Périmètres des deux méthodes
Le périmètre du Bilan Carbone est double, à la fois opérationnel (avec différents postes d’émissions) et organisationnel (sur différents sites et installations d’une même entreprise ou organisation).
L’Analyse du Cycle de Vie, de son côté, se concentre sur la chaîne de valeur d’un produit ou service, des intrants aux sortants, en passant par la fabrication.
Critères étudiés par chaque protocole
La méthode du Bilan Carbone est considérée comme mono-critère, puisqu’elle mesure seulement l’empreinte carbone des activités de l’entreprise.
Le protocole d’ACV produit prend en revanche la forme d’une analyse multi-critères, incluant les émissions de CO2, mais aussi l’utilisation de l’eau et l’impact sur les sols par exemple.
Bilan Carbone et Analyse du Cycle de Vie d’un produit : des objectifs communs
Le Bilan Carbone et l’ACV produit ont pour objectif commun de permettre aux entreprises une quantification de leur impact environnemental, dans un contexte global de transition écologique de la société et de l’économie. Les deux outils offrent des données précises sur les impacts climatiques et environnementaux d’une activité. Les entreprises peuvent donc développer, sur la base de leurs résultats, une démarche d’amélioration et une politique de développement durable éclairée.
Quantifier son impact est aussi une manière pour les entreprises assujetties (ou non) au Bilan Carbone de répondre aux obligations réglementaires ou de les anticiper : la législation en matière de reporting extra-financier élargit régulièrement son périmètre et de nouveaux impératifs sont amenés à entrer en vigueur.
Les deux démarches sont enfin des leviers de performance dans un marché en pleine mutation, alors que les critères environnementaux pèsent de plus en plus dans les choix des consommateurs et des partenaires. Le Bilan Carbone comme l’Analyse du Cycle de Vie d’un produit permettent aux entreprises de communiquer sur leurs démarches de diminution d’impact, sans suspicion de greenwashing.
Bilan carbone et ACV, deux outils complémentaires
Au vu de leurs différences de périmètre et d’approche (mono-critère et multi-critère), le Bilan Carbone et l’Analyse du Cycle de Vie produit sont deux outils complémentaires et non substituables pour mesurer les répercussions environnementales des activités d’une entreprise et prendre des mesures concrètes de diminution.

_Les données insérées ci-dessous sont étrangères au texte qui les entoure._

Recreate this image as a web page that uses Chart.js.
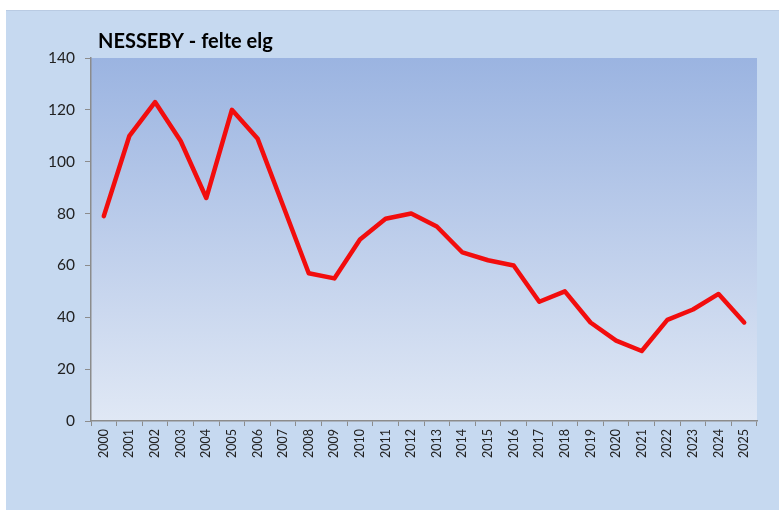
<!DOCTYPE html>
<html><head><meta charset="utf-8">
<script src="https://cdn.jsdelivr.net/npm/chart.js@4"></script>
<style>html,body{margin:0;padding:0;background:#fff;}#wrap{width:779px;height:510px;}</style>
</head><body><div id="wrap"><canvas id="c" width="779" height="510"></canvas></div>
<script>
const chartTitle = "NESSEBY - felte elg";
const years = ["2000","2001","2002","2003","2004","2005","2006","2007","2008","2009","2010","2011","2012","2013","2014","2015","2016","2017","2018","2019","2020","2021","2022","2023","2024","2025"];
const felteElg = [79,110,123,108,86,120,109,83,57,55,70,78,80,75,65,62,60,46,50,38,31,27,39,43,49,38];
const yTicks = [0,20,40,60,80,100,120,140];

const bgPlugin = {
  id: 'bg',
  beforeDraw(chart) {
    const ctx = chart.ctx, a = chart.chartArea;
    ctx.save();
    ctx.fillStyle = '#ffffff';
    ctx.fillRect(0, 0, chart.width, chart.height);
    ctx.fillStyle = '#c6d9f0';
    ctx.fillRect(6, 10, chart.width - 6, chart.height - 10);
    ctx.fillStyle = '#b9cbe3';
    ctx.fillRect(6, 10, chart.width - 6, 1);
    const g = ctx.createLinearGradient(0, a.top, 0, a.bottom);
    g.addColorStop(0, '#9bb4e1');
    g.addColorStop(1, '#e0e8f5');
    ctx.fillStyle = g;
    ctx.fillRect(a.left, a.top, a.right - a.left, a.bottom - a.top);
    ctx.fillStyle = '#000000';
    ctx.font = 'bold 20px Lato, "Open Sans", sans-serif';
    ctx.textBaseline = 'middle';
    ctx.fillText(chartTitle, 98, 42);
    ctx.restore();
  }
};

new Chart(document.getElementById('c'), {
  type: 'line',
  data: {
    labels: years,
    datasets: [{
      data: felteElg,
      borderColor: '#f20d0d',
      borderWidth: 4.5,
      pointRadius: 0,
      tension: 0,
      fill: false,
      borderJoinStyle: 'round',
      borderCapStyle: 'round'
    }]
  },
  options: {
    responsive: false,
    animation: false,
    layout: { padding: { top: 58, right: 22, left: 0, bottom: 0 } },
    plugins: { legend: { display: false }, tooltip: { enabled: false } },
    scales: {
      x: {
        offset: true,
        grid: { display: true, drawOnChartArea: false, offset: true, tickLength: 5, color: '#8c8c8c' },
        border: { color: '#8c8c8c', width: 1.5 },
        ticks: { minRotation: 90, maxRotation: 90, autoSkip: false, color: '#222', font: { family: 'Lato, "Open Sans", sans-serif', size: 12.5 }, padding: 3 },
        afterFit(s) { s.height = 89; }
      },
      y: {
        min: 0, max: 140,
        afterBuildTicks(s) { s.ticks = yTicks.map(v => ({ value: v })); },
        grid: { display: true, drawOnChartArea: false, tickLength: 6, color: '#8c8c8c' },
        border: { color: '#8c8c8c', width: 1.5 },
        ticks: { color: '#222', font: { family: 'Lato, "Open Sans", sans-serif', size: 15.5 }, padding: 10 },
        afterFit(s) { s.width = 91; }
      }
    }
  },
  plugins: [bgPlugin]
});
</script></body></html>
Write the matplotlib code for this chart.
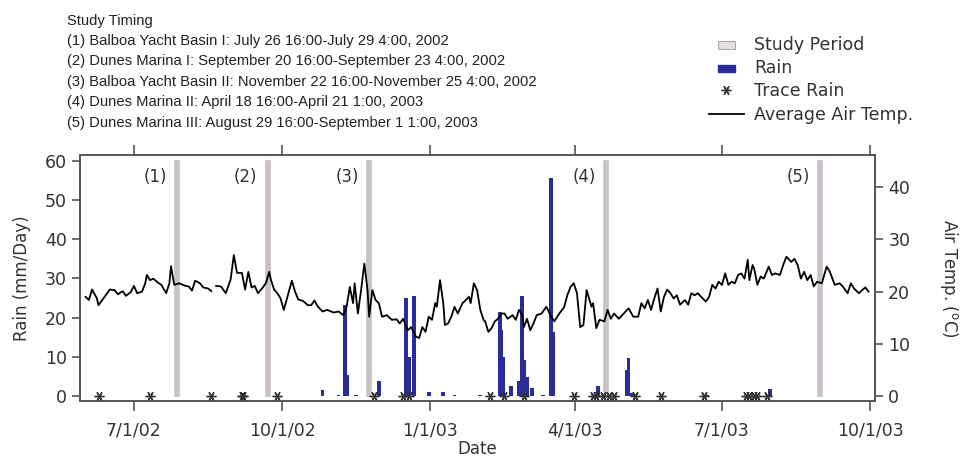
import numpy as np
import pandas as pd
import matplotlib.pyplot as plt
import matplotlib.dates as mdates
import matplotlib.patches as mpatches
from matplotlib.lines import Line2D
from matplotlib.legend_handler import HandlerPatch

# study periods
study_start = ['2002-07-26 16:00', '2002-09-20 16:00', '2002-11-22 16:00',
               '2003-04-18 16:00', '2003-08-29 16:00']
study_end = ['2002-07-29 04:00', '2002-09-23 04:00', '2002-11-25 04:00',
             '2003-04-21 01:00', '2003-09-01 01:00']
study_labels = ['(1)', '(2)', '(3)', '(4)', '(5)']

timing_lines = [
    'Study Timing',
    '(1) Balboa Yacht Basin I: July 26 16:00-July 29 4:00, 2002',
    '(2) Dunes Marina I: September 20 16:00-September 23 4:00, 2002',
    '(3) Balboa Yacht Basin II: November 22 16:00-November 25 4:00, 2002',
    '(4) Dunes Marina II: April 18 16:00-April 21 1:00, 2003',
    '(5) Dunes Marina III: August 29 16:00-September 1 1:00, 2003',
]

# daily rain (mm/day)
rain_dates = ['2002-10-26', '2002-11-05', '2002-11-09', '2002-11-10', '2002-11-16',
              '2002-11-30', '2002-12-17', '2002-12-19', '2002-12-22', '2002-12-31',
              '2003-01-09', '2003-01-16', '2003-02-01', '2003-02-13', '2003-02-14',
              '2003-02-15', '2003-02-20', '2003-02-25', '2003-02-27', '2003-02-28',
              '2003-03-02', '2003-03-05', '2003-03-12', '2003-03-17', '2003-03-18',
              '2003-04-15', '2003-05-03', '2003-05-04', '2003-05-06', '2003-06-22',
              '2003-07-31']
rain_mm = [1.4, 0.3, 23.2, 5.4, 0.3,
           3.7, 24.9, 10.0, 25.5, 1.0,
           1.0, 0.3, 0.3, 21.5, 16.8,
           10.0, 2.6, 3.7, 25.6, 9.2,
           4.9, 2.0, 0.3, 55.6, 16.4,
           2.4, 6.6, 9.6, 0.8, 0.3,
           1.7]

# trace rain days
trace_dates = ['2002-06-09', '2002-07-11', '2002-08-18', '2002-09-06', '2002-09-07',
               '2002-09-28', '2002-11-27', '2002-12-15', '2002-12-19', '2003-02-07',
               '2003-02-16', '2003-02-28', '2003-03-31', '2003-04-12', '2003-04-14',
               '2003-04-18', '2003-04-22', '2003-04-25', '2003-05-08', '2003-05-24',
               '2003-06-20', '2003-07-16', '2003-07-18', '2003-07-21', '2003-07-23',
               '2003-07-29']

# average air temperature, days after 1 Jul 2002
temp_day = [-30, -28, -26, -23, -22, -19, -15, -12, -10, -7, -5, -2, 0, 2, 5, 7, 8, 10,
            12, 15, 17, 20, 22, 23, 25, 28, 32, 34, 36, 38, 41, 43, 46, 48, 49,
            51, 54, 57, 60, 62, 64, 67, 69, 71, 73, 75, 77, 80, 82, 84, 85, 87, 89,
            91, 93, 95, 98, 100, 102, 105, 108, 110, 112, 114, 117, 120, 124, 127,
            130, 132, 134, 136, 137, 139, 141, 143, 145, 146, 148, 150, 152, 154,
            157, 160, 163, 165, 167, 170, 172, 175, 177, 179, 181, 183, 185, 187,
            188, 190, 192, 193, 195, 197, 199, 201, 204, 208, 209, 211, 213, 215,
            217, 218, 220, 222, 224, 226, 228, 230, 232, 235, 237, 239, 241, 242,
            244, 246, 248, 250, 253, 256, 257, 259, 261, 264, 267, 269, 271, 273,
            275, 277, 279, 281, 284, 285, 287, 289, 292, 294, 296, 298, 301, 304,
            307, 310, 313, 315, 317, 319, 321, 323, 325, 327, 329, 331, 333, 335,
            337, 339, 342, 344, 346, 348, 350, 353, 355, 357, 359, 361, 363, 365,
            367, 369, 371, 373, 375, 377, 379, 381, 382, 384, 385, 387, 389, 391,
            394, 396, 398, 401, 403, 405, 408, 410, 412, 414, 416, 418, 420, 422,
            424, 427, 430, 432, 435, 438, 440, 443, 445, 447, 450, 452, 454, 456]
temp_c = [19.0, 18.4, 20.4, 18.7, 17.4, 18.7, 20.4, 20.3, 19.5, 20.1, 19.2, 19.9, 21.1, 19.7, 20.0, 21.6, 23.2, 22.2,
          22.5, 21.7, 21.3, 19.7, 21.6, 24.9, 21.3, 21.6, 21.1, 21.0, 20.2, 22.1, 21.6, 20.8, 20.6, 20.1, np.nan,
          21.1, 21.0, 19.7, 22.3, 27.0, 23.6, 23.6, 20.4, 23.8, 20.8, 21.1, 19.7, 20.8, 21.7, 23.8, 22.3, 20.4, 19.7,
          18.7, 16.5, 18.7, 22.1, 20.0, 18.5, 18.2, 17.4, 17.4, 18.3, 17.2, 16.2, 16.5, 16.0, 16.2,
          15.5, 17.1, 20.9, 17.8, 21.6, 15.8, 20.3, 25.4, 20.3, 15.2, 20.3, 18.4, 17.8, 15.2,
          15.5, 14.6, 14.7, 13.9, 14.8, 12.6, 13.2, 11.4, 11.1, 13.2, 12.3, 15.2, 14.6, 17.8,
          17.1, 22.2, 17.8, 13.6, 13.9, 15.2, 17.1, 15.8, 17.8, 19.0, 17.8, 21.6, 20.3, 16.5,
          14.6, 14.3, 12.3, 13.0, 14.3, 14.8, 15.8, 15.8, 14.8, 15.5, 14.6, 16.5, 15.5, 13.2,
          14.8, 12.6, 13.9, 15.5, 15.8, 17.1, 16.5, 15.2, 14.3, 15.8, 17.0, 19.3, 20.9, 21.6,
          19.7, 13.2, 13.6, 20.3, 17.1, 17.8, 13.0, 14.6, 14.3, 16.5, 14.8, 15.8, 14.8, 15.8,
          16.8, 15.2, 15.2, 17.8, 16.8, 18.4, 16.5, 18.7, 20.6, 16.2, 19.0, 20.4, 19.7, 18.7,
          19.3, 17.5, 18.4, 17.5, 19.7, 19.3, 19.7, 18.7, 18.1, 19.0, 21.3, 20.6, 21.9, 21.3,
          23.5, 21.3, 21.9, 21.6, 23.2, 23.5, 22.5, 26.1, 22.2, 25.1, 24.4, 21.3, 22.9, 22.5,
          24.8, 23.2, 23.5, 23.2, 25.1, 26.7, 25.7, 26.3, 25.1, 22.5, 23.8, 22.2, 23.2, 21.0,
          21.9, 21.6, 24.8, 23.8, 21.3, 21.6, 21.0, 19.7, 21.6, 20.6, 19.7, 20.3, 20.8, 20.0]

study_color = '#c9c1c3'
rain_color = '#2b2c9c'
frame_color = '#555555'
text_color = '#333333'

plt.rcParams['font.family'] = 'DejaVu Sans'

fig = plt.figure(figsize=(9.66, 4.61), dpi=100)
ax = fig.add_axes([0.0828, 0.1302, 0.8230, 0.5336])
ax2 = ax.twinx()

# study periods as grey columns
s = pd.to_datetime(study_start)
e = pd.to_datetime(study_end)
dur = (e - s).total_seconds() / 86400
ax.bar(s, [60] * len(s), width=dur, align='edge', color=study_color,
       edgecolor=study_color, linewidth=1.2, zorder=1)
for x0, lab in zip(s, study_labels):
    ax.text(x0 - pd.Timedelta(days=5), 56, lab, ha='right', va='center',
            fontsize=12, color=text_color)

# rain bars
ax.bar(pd.to_datetime(rain_dates), rain_mm, width=2.4, color=rain_color, zorder=2)

# trace rain markers
tr = pd.to_datetime(trace_dates)
ax.plot(tr, [0] * len(tr), linestyle='none', marker=(6, 2, 90), markersize=7,
        markeredgecolor='#333333', markeredgewidth=1.0, zorder=3)

# temperature
tdates = pd.Timestamp('2002-07-01') + pd.to_timedelta(temp_day, unit='D')
ax2.plot(tdates, temp_c, color='black', linewidth=1.3)

ax.set_xlim(pd.Timestamp('2002-05-28 12:00'), pd.Timestamp('2003-10-04'))
ax.set_ylim(-1.3, 61.5)
ax2.set_ylim(-0.96, 46.2)

ax.xaxis.set_major_locator(mdates.MonthLocator(bymonth=[1, 4, 7, 10]))
ax.xaxis.set_major_formatter(plt.FuncFormatter(
    lambda v, pos: '{d.month}/{d.day}/{d:%y}'.format(d=mdates.num2date(v))))
ax.set_yticks(range(0, 61, 10))
ax2.set_yticks(range(0, 41, 10))

for a in (ax, ax2):
    for sp in a.spines.values():
        sp.set_color(frame_color)
        sp.set_linewidth(1.2)
ax.tick_params(axis='x', direction='out', top=True, length=7, width=1.2,
               color=frame_color, labelsize=12.5, pad=8, labelcolor=text_color)
ax.tick_params(axis='y', direction='out', length=6, width=1.2,
               color=frame_color, labelsize=12.5, labelcolor=text_color)
ax2.tick_params(axis='y', direction='out', length=6, width=1.2,
                color=frame_color, labelsize=12.5, labelcolor=text_color)

ax.set_xlabel('Date', fontsize=12, color=text_color, labelpad=0)
ax.set_ylabel('Rain (mm/Day)', fontsize=12, color=text_color, labelpad=10)
ax2.set_ylabel('Air Temp. ($^{\\mathrm{o}}$C)', fontsize=12, color=text_color,
               rotation=270, labelpad=36)

# header text block
for i, line in enumerate(timing_lines):
    fig.text(67 / 966, 1 - (20.5 + i * 20.4) / 461, line, ha='left', va='center',
             fontsize=10.6, family='Liberation Sans', color='#222222')


# legend
def small_box(legend, orig_handle, xdescent, ydescent, width, height, fontsize):
    return mpatches.Rectangle((width * 0.25 - xdescent, -ydescent + height * 0.1),
                              width * 0.5, height * 0.6)


handles = [mpatches.Patch(facecolor='#e6e0e2', edgecolor='#b0a8aa', linewidth=0.8),
           mpatches.Patch(facecolor=rain_color, edgecolor=rain_color),
           Line2D([], [], linestyle='none', marker=(6, 2, 90), markersize=7,
                  markeredgecolor='#333333', markeredgewidth=1.0),
           Line2D([], [], color='black', linewidth=1.3)]
labels = ['Study Period', 'Rain', 'Trace Rain', 'Average Air Temp.']
fig.legend(handles, labels, loc='upper left', bbox_to_anchor=(709 / 966, 1 - 36 / 461),
           frameon=False, fontsize=12.5, handlelength=2.0, handletextpad=0.6,
           labelspacing=0.3, borderpad=0, borderaxespad=0,
           handler_map={mpatches.Patch: HandlerPatch(patch_func=small_box)},
           labelcolor=text_color)

fig.savefig('out.png', dpi=100)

Le Bilan Carbone apparaît d’abord comme l’outil le plus rapide et le plus simple pour mesurer l’impact écologique d’un produit ou d’une activité dans son ensemble afin de mettre en place des actions de réduction des émissions de gaz à effet de serre. Mais parce que la méthode ne concerne que les émissions de GES, et non l’utilisation des ressources en eau ou l’éventuelle pollution des sols, il existe un risque que les mesures prises entraînent un transfert d’impact environnemental au lieu d’une réduction de celui-ci. La réduction du Bilan Carbone peut donc dans certains cas impliquer l’augmentation de l’impact environnemental global de l’organisation.
En complément du Bilan Carbone, le protocole multicritères de l’ACV permet un niveau d’analyse très détaillé de l’impact environnemental d’un produit, sur l’ensemble de la chaîne de valeur et sur différents critères environnementaux. Elle sert ainsi de base à d’autres actions, parmi lesquelles la comparaison du cycle de vie de différents produits d’une même entreprise, le changement de fournisseurs ou la recherche de matériaux alternatifs dans un objectif d’éco-conception.